START

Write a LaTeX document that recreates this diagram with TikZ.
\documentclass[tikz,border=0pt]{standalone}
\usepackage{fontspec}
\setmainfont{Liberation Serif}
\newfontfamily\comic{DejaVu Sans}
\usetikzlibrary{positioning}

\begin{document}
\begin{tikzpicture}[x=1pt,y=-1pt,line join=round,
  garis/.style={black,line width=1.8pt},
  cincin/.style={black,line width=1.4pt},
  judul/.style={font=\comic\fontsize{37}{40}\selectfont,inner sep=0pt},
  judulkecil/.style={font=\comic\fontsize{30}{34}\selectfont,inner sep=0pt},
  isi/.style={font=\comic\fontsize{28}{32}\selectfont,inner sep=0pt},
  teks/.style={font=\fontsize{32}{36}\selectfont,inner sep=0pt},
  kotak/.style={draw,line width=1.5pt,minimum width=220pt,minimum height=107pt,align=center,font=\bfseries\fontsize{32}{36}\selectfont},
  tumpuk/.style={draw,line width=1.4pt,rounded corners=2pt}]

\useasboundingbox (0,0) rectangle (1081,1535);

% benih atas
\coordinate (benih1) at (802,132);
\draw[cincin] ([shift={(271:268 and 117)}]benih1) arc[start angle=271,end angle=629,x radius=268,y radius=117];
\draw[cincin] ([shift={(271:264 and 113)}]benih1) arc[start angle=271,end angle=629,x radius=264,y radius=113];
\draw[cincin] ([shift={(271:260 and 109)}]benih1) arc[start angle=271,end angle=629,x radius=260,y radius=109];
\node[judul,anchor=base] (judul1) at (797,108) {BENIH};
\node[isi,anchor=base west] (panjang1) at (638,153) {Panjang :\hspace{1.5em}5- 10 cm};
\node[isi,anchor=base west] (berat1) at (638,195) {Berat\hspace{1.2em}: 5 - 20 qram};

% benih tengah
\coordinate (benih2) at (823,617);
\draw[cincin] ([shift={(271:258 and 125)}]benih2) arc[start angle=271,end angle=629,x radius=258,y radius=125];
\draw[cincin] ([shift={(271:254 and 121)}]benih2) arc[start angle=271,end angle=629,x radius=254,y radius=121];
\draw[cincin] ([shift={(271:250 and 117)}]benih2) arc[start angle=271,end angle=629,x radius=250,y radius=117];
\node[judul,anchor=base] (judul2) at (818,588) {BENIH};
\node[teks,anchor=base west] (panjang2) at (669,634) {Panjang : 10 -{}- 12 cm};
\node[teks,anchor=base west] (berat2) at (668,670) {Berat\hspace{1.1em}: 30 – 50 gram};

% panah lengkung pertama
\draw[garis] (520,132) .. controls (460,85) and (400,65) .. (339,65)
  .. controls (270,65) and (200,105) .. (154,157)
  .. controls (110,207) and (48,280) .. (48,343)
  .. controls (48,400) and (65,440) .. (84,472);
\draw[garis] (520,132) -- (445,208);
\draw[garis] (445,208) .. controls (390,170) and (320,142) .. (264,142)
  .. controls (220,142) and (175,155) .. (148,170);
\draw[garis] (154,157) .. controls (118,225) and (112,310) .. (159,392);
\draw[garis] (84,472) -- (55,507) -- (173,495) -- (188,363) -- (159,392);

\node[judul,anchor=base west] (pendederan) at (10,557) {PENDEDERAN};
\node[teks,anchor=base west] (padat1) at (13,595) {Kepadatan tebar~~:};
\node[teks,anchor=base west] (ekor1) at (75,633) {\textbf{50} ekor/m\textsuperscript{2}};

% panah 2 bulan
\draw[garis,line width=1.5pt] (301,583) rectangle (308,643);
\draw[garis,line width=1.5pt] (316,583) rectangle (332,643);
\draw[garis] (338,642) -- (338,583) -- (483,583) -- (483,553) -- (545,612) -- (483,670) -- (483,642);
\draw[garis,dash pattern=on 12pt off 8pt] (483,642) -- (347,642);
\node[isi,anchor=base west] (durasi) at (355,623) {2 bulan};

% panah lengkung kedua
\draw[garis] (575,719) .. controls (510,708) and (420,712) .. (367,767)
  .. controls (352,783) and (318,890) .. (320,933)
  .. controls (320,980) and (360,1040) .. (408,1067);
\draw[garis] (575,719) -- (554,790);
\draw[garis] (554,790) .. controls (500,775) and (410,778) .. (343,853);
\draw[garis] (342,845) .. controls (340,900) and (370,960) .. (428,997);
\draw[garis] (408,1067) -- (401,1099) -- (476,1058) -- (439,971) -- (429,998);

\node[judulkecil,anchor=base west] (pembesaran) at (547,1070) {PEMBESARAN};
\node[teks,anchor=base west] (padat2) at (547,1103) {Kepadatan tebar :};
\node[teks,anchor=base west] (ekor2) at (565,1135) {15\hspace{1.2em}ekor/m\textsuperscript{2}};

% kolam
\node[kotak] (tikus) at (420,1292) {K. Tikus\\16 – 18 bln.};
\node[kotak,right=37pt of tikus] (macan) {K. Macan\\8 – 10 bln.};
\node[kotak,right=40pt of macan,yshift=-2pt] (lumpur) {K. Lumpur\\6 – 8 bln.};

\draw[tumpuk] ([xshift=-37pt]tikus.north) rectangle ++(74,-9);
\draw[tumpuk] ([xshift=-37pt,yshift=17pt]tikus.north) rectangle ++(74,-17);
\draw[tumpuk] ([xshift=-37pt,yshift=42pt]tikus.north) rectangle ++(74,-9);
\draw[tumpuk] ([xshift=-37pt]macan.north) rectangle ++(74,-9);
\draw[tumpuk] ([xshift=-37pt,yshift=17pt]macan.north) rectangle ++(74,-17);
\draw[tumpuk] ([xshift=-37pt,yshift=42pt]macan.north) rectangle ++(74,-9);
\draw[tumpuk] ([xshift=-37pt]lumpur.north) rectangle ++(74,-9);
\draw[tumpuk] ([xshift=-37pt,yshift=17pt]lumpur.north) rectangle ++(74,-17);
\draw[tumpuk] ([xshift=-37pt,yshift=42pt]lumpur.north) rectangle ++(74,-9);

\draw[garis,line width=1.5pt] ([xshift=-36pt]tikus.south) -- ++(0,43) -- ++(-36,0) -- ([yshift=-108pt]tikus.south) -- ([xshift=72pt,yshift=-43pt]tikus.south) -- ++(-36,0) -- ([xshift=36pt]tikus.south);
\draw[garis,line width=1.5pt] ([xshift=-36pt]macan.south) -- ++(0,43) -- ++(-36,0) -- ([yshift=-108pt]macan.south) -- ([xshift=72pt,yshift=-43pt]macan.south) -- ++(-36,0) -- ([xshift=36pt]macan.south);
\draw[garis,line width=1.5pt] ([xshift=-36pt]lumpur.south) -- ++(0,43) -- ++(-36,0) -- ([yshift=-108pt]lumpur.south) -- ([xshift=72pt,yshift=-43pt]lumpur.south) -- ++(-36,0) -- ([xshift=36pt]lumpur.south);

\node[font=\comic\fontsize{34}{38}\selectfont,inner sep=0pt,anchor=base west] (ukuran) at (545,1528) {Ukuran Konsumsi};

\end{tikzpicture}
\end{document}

END
START

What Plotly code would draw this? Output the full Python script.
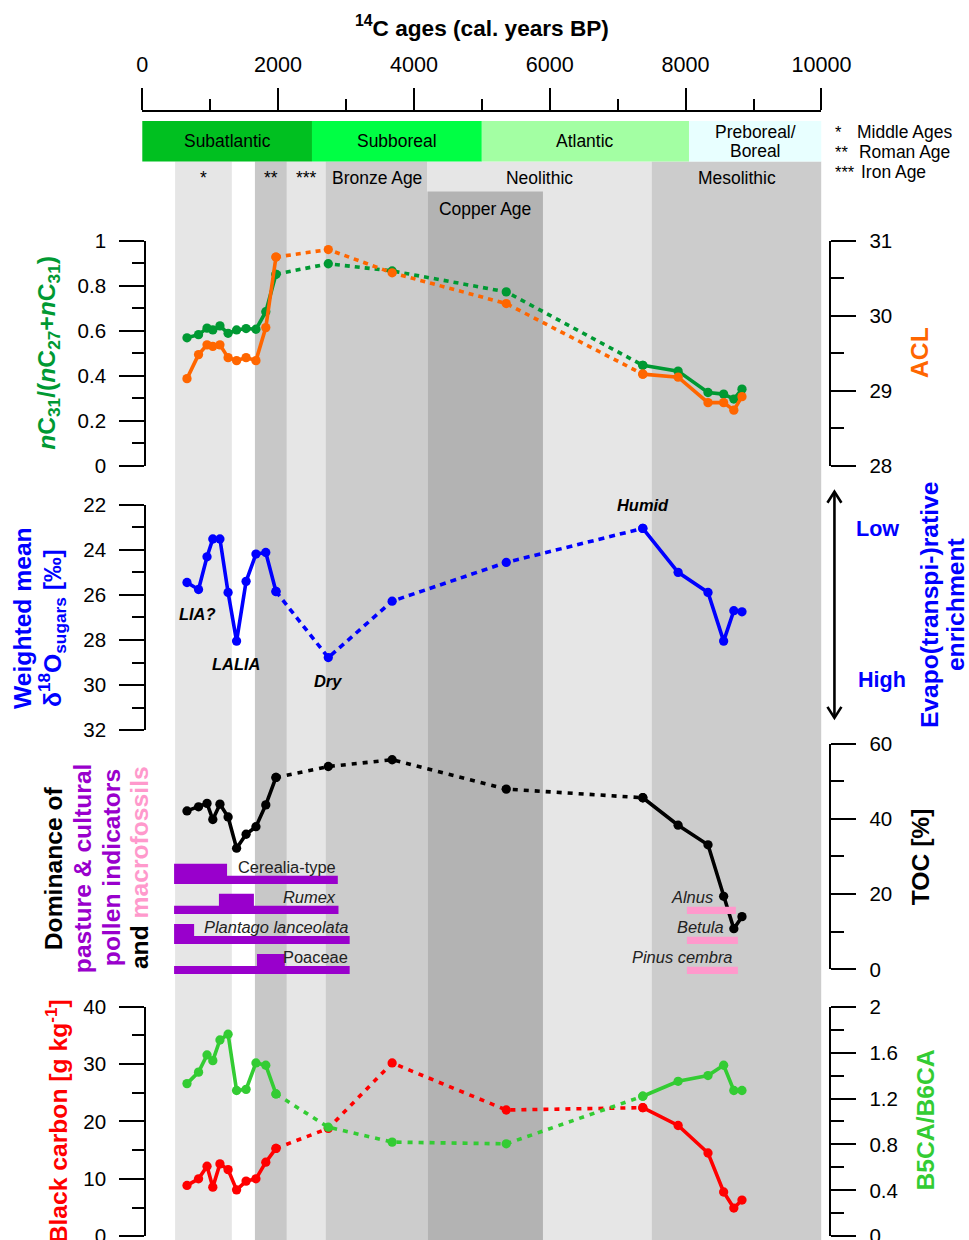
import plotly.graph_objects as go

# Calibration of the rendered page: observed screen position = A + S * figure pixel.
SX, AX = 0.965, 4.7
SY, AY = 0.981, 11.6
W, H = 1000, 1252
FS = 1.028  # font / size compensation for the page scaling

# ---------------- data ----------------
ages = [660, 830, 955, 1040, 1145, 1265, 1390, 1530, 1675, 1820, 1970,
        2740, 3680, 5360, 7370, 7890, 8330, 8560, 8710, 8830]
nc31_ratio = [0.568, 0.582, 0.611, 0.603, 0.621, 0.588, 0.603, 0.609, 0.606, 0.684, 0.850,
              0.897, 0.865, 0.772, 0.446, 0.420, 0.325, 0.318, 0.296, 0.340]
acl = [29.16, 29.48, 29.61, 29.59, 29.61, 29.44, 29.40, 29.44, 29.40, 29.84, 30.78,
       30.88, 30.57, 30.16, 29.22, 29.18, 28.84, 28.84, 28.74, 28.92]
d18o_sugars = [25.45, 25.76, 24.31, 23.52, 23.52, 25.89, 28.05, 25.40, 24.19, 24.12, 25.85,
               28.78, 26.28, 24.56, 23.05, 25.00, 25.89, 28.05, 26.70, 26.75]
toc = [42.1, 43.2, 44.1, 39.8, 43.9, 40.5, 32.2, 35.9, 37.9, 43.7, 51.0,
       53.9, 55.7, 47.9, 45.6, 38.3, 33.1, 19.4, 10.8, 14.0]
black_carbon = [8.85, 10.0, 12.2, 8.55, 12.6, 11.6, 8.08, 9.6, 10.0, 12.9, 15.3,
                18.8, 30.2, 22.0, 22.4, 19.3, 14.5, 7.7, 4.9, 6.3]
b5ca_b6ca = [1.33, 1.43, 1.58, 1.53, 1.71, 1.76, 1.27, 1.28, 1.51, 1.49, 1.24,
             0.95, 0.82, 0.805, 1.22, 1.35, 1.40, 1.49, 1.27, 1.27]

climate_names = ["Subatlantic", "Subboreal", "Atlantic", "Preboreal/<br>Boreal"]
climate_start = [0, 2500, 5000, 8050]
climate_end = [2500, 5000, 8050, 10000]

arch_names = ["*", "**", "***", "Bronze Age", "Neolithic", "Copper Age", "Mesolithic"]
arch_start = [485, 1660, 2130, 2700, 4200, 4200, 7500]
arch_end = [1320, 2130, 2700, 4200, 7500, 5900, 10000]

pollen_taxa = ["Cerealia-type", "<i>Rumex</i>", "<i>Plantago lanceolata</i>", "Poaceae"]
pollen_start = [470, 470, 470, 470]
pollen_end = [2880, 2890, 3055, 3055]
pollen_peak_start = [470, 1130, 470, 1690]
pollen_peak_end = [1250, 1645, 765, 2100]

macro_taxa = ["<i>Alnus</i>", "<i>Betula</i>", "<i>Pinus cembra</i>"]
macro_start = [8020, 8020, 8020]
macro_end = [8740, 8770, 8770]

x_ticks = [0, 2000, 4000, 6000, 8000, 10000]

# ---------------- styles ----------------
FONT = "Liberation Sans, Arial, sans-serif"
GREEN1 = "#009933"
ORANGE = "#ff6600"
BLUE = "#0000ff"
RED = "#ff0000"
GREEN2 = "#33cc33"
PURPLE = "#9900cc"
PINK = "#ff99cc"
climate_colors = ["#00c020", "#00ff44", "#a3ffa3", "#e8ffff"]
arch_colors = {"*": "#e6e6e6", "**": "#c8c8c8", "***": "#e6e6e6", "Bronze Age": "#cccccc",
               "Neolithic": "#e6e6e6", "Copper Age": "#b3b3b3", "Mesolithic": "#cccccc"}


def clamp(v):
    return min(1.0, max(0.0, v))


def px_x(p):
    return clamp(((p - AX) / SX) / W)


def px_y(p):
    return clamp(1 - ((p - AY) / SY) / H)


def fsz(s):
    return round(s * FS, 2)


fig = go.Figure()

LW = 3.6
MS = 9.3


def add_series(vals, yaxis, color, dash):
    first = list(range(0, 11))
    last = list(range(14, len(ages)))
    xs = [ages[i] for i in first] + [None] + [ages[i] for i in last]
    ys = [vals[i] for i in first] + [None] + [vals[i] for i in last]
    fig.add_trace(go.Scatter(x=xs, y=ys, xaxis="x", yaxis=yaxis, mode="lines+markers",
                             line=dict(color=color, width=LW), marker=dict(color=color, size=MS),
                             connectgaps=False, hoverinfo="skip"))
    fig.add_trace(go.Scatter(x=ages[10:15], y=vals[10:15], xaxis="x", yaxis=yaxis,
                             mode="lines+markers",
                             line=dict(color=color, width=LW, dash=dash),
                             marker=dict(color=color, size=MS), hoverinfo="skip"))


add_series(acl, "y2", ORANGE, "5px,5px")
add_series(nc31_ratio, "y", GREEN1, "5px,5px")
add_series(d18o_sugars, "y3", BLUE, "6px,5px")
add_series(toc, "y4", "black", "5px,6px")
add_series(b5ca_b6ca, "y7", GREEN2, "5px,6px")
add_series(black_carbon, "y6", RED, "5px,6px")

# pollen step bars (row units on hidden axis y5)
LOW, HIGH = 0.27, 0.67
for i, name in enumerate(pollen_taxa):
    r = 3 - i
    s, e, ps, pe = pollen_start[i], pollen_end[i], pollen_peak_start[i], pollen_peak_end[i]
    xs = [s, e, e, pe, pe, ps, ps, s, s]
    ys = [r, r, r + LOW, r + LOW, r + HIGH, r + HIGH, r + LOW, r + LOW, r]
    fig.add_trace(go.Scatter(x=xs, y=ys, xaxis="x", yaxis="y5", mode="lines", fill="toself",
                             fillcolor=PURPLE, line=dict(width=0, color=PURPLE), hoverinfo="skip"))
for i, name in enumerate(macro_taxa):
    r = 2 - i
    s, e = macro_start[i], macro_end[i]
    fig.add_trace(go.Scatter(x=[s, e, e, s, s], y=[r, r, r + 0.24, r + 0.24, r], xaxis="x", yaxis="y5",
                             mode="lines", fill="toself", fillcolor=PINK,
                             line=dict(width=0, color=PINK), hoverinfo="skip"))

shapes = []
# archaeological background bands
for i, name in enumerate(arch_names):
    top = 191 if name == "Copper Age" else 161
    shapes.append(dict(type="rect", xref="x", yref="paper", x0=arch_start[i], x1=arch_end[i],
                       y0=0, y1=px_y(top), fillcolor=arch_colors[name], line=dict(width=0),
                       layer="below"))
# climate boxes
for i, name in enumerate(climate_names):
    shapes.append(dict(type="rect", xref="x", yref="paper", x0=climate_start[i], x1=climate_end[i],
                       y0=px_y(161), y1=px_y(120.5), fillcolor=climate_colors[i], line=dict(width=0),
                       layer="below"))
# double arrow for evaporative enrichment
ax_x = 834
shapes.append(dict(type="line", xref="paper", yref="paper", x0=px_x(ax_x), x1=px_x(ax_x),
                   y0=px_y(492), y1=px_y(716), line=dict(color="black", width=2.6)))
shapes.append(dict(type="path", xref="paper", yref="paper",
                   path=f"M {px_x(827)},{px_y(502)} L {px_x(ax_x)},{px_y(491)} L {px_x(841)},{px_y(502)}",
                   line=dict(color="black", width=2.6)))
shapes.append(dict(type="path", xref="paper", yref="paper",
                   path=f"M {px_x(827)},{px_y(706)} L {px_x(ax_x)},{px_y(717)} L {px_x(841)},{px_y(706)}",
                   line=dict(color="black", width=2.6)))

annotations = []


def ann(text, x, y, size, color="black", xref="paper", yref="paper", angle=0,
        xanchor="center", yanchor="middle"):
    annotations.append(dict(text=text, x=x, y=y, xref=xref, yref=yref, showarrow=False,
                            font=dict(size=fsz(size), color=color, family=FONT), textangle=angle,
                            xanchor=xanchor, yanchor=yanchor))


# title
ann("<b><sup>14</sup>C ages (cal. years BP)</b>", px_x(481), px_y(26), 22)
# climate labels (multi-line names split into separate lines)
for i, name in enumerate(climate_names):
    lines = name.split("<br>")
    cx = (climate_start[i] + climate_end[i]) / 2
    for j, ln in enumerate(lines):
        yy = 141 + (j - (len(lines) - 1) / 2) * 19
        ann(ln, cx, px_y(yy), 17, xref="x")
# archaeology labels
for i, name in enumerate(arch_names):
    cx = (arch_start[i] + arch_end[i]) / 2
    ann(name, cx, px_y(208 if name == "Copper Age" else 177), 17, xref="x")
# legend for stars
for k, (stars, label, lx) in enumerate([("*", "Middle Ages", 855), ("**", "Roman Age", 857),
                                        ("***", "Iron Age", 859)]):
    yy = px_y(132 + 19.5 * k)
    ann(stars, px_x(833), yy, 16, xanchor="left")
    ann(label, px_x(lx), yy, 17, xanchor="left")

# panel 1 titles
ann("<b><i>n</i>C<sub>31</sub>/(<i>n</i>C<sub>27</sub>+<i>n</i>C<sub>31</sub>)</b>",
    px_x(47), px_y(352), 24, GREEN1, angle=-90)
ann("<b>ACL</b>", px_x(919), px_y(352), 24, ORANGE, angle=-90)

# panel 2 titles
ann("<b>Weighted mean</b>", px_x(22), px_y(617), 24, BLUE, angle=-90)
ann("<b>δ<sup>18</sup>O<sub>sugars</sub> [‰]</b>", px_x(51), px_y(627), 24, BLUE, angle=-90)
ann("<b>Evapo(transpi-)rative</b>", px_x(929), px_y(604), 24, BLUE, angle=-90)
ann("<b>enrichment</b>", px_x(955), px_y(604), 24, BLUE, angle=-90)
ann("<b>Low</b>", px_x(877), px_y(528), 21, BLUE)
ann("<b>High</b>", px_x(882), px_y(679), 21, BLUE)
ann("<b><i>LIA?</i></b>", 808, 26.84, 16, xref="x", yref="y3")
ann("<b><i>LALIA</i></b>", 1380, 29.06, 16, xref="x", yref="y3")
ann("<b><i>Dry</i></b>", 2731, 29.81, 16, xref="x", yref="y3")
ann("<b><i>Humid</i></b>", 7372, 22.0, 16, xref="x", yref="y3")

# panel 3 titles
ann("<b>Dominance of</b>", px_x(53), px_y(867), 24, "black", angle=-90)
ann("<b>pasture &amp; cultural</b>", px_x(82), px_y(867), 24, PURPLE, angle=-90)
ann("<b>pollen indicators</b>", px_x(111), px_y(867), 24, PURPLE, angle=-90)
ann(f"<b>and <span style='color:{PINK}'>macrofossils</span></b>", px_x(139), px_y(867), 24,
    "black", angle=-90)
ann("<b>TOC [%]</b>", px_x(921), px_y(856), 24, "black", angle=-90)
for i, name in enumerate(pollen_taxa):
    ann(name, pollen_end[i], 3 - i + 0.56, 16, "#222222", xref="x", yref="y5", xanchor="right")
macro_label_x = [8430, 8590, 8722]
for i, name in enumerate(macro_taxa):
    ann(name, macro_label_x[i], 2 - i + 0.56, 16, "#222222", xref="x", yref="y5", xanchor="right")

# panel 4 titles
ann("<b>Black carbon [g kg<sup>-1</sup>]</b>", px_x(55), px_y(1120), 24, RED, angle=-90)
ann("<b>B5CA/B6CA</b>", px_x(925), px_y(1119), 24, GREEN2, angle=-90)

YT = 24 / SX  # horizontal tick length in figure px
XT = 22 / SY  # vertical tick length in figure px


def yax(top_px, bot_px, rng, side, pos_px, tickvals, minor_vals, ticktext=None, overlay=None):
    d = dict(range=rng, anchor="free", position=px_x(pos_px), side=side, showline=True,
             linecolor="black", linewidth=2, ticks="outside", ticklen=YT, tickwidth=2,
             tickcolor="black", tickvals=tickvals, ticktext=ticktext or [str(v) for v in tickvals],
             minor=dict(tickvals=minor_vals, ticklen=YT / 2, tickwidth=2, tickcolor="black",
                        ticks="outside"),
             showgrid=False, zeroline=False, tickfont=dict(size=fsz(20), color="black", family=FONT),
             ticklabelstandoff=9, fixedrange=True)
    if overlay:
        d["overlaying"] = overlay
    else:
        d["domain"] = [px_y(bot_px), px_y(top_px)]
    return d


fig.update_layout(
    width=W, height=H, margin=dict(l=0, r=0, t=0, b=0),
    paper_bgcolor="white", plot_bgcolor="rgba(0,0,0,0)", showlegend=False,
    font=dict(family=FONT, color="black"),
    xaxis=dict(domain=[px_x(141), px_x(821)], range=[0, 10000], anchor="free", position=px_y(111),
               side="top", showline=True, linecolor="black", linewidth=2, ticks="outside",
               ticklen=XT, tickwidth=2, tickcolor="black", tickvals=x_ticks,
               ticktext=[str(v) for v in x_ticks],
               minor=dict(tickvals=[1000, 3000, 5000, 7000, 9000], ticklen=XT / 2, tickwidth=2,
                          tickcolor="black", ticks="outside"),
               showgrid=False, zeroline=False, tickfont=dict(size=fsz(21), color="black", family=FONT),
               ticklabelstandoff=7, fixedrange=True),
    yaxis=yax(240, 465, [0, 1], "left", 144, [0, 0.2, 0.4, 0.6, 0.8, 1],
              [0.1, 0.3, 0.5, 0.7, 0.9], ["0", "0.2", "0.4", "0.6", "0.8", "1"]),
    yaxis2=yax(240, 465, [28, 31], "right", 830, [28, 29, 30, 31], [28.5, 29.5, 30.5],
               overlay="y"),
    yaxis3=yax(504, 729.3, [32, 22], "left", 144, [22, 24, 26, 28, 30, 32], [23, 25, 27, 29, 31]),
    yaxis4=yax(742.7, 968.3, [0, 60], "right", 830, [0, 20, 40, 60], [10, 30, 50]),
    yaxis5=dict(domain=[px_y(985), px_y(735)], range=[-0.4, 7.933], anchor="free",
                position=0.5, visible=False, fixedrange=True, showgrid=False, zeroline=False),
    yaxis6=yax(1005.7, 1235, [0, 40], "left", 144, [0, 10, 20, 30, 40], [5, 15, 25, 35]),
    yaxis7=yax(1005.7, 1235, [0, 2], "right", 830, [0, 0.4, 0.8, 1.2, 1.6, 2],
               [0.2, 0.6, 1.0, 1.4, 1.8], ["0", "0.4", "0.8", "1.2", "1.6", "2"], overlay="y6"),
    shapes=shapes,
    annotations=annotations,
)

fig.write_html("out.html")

END

**Set exercise:**
Within the listing above, locate the line containing "Write a LaTeX" and the line containing "(0,0) rectangle (1081,1535);". Reproduce those two lines and all lines between them exactly, with nothing added.

**Result:**
Write a LaTeX document that recreates this diagram with TikZ.
\documentclass[tikz,border=0pt]{standalone}
\usepackage{fontspec}
\setmainfont{Liberation Serif}
\newfontfamily\comic{DejaVu Sans}
\usetikzlibrary{positioning}

\begin{document}
\begin{tikzpicture}[x=1pt,y=-1pt,line join=round,
  garis/.style={black,line width=1.8pt},
  cincin/.style={black,line width=1.4pt},
  judul/.style={font=\comic\fontsize{37}{40}\selectfont,inner sep=0pt},
  judulkecil/.style={font=\comic\fontsize{30}{34}\selectfont,inner sep=0pt},
  isi/.style={font=\comic\fontsize{28}{32}\selectfont,inner sep=0pt},
  teks/.style={font=\fontsize{32}{36}\selectfont,inner sep=0pt},
  kotak/.style={draw,line width=1.5pt,minimum width=220pt,minimum height=107pt,align=center,font=\bfseries\fontsize{32}{36}\selectfont},
  tumpuk/.style={draw,line width=1.4pt,rounded corners=2pt}]

\useasboundingbox (0,0) rectangle (1081,1535);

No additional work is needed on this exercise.